I am going to be facing a lion in the arena and I need to win.
Get on top of one of those four pillars and then pray that your quiver has enough arrows. Good luck Grand Champion.
Alternatively, also send in your adoring fan as a diversion.
Bribe the lion keeper. Your battle with a dead lion will be legendary.
Only reported to work with lion dens, but might be extended to arenas as well.
Pray to the god of Daniel and be without sin before the face of god and the king. (DANIEL 6, 13)
What are the rules? Are you allowed weapons of any sort?
Is it like gladiator style combat or are you allowed ranged weaponry?
This is pretty vague, and I’m fairly sure the community rules say that when posting questions about lions you need to be very specific otherwise you’re what is known as a “dingus.”
Talk over and faster than it. Make up scientific studies to sound credible.
With a gun, the larger the calibre the better.
Be an elephant.
Instructions unclear, now I’m a snake
You just gotta go pspspspsps
Shouldn’t it be the reverse? Ƨqƨqƨqƨqƨqƨqƨq?
Lick it on the head to confuse it.
Finger in your ear and then hold it out for him to smell.
lol I read somewhere that this is how you get an unfamiliar cat to befriend you. They want to smell up close. Try it out!
Here you go! https://lifehacker.com/befriend-a-cat-with-your-earwax-1529804717
They have sensitive noses but they can’t be stopped mid charge and likely won’t be deterred by peeing in their face. Maintaining eye contact will make them slightly more hesitant but also angry.
They swipe harder and faster than Mike Tyson in his prime, but if it’s a show lion it might be suffering from lifelong narcotics addiction so at least you’ve got that going for you. The bite force is enough to sever your limbs so never let it grab you.
TLDR Stay away but don’t run, try to hit it’s nose but never get near its face.
Punch that motherfucker in the nose so hard his skull flies out the back of his ass! The crowd will go wild.
Have lots of steaks with poison in it.
That or an assault rifle.
If you’re fighting a singular male lion on it’s own… They’re not brave without their pack and they’re way more ‘bark’ than bite. It’s just like a black bear, be as big and loud as you can. Do not ever run, this triggers an instinctual urge to chase. Alone in the face of a fight it’s not sure it can win, the Lion will want to run though. That will just buy you time, closing the gap and actually winning the fight will depend on circumstances, but you can get the upper hand in a lot of ways.

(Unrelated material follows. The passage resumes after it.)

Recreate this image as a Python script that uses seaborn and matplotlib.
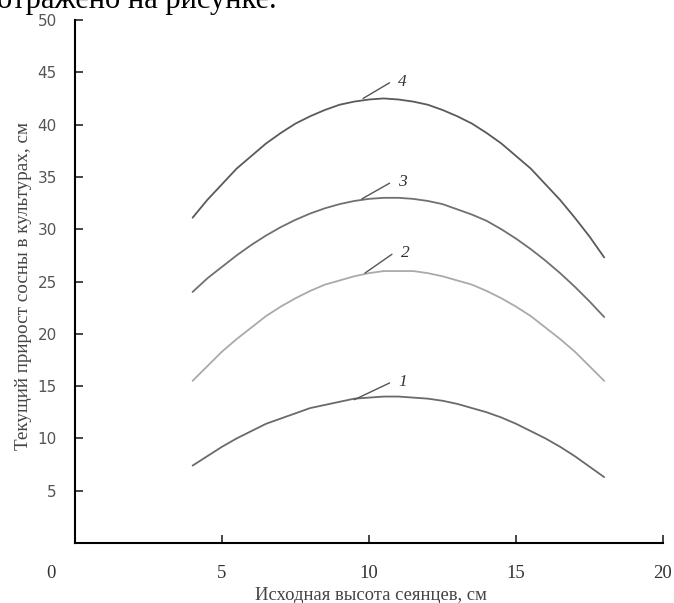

Whatever happens, be thankful you’re not fighting a Tiger.
I’ll just wrestle it to the ground and bite its neck (I’m a vampire)
rookie vampire mistake. Just summon in a swarm of wolves and mist-form away whenever the lion gets close. Maybe shoot some of the spectators some beguiling eyes and throw them at the lions too. Once its too full to keep moving, then deliver the coup de grace.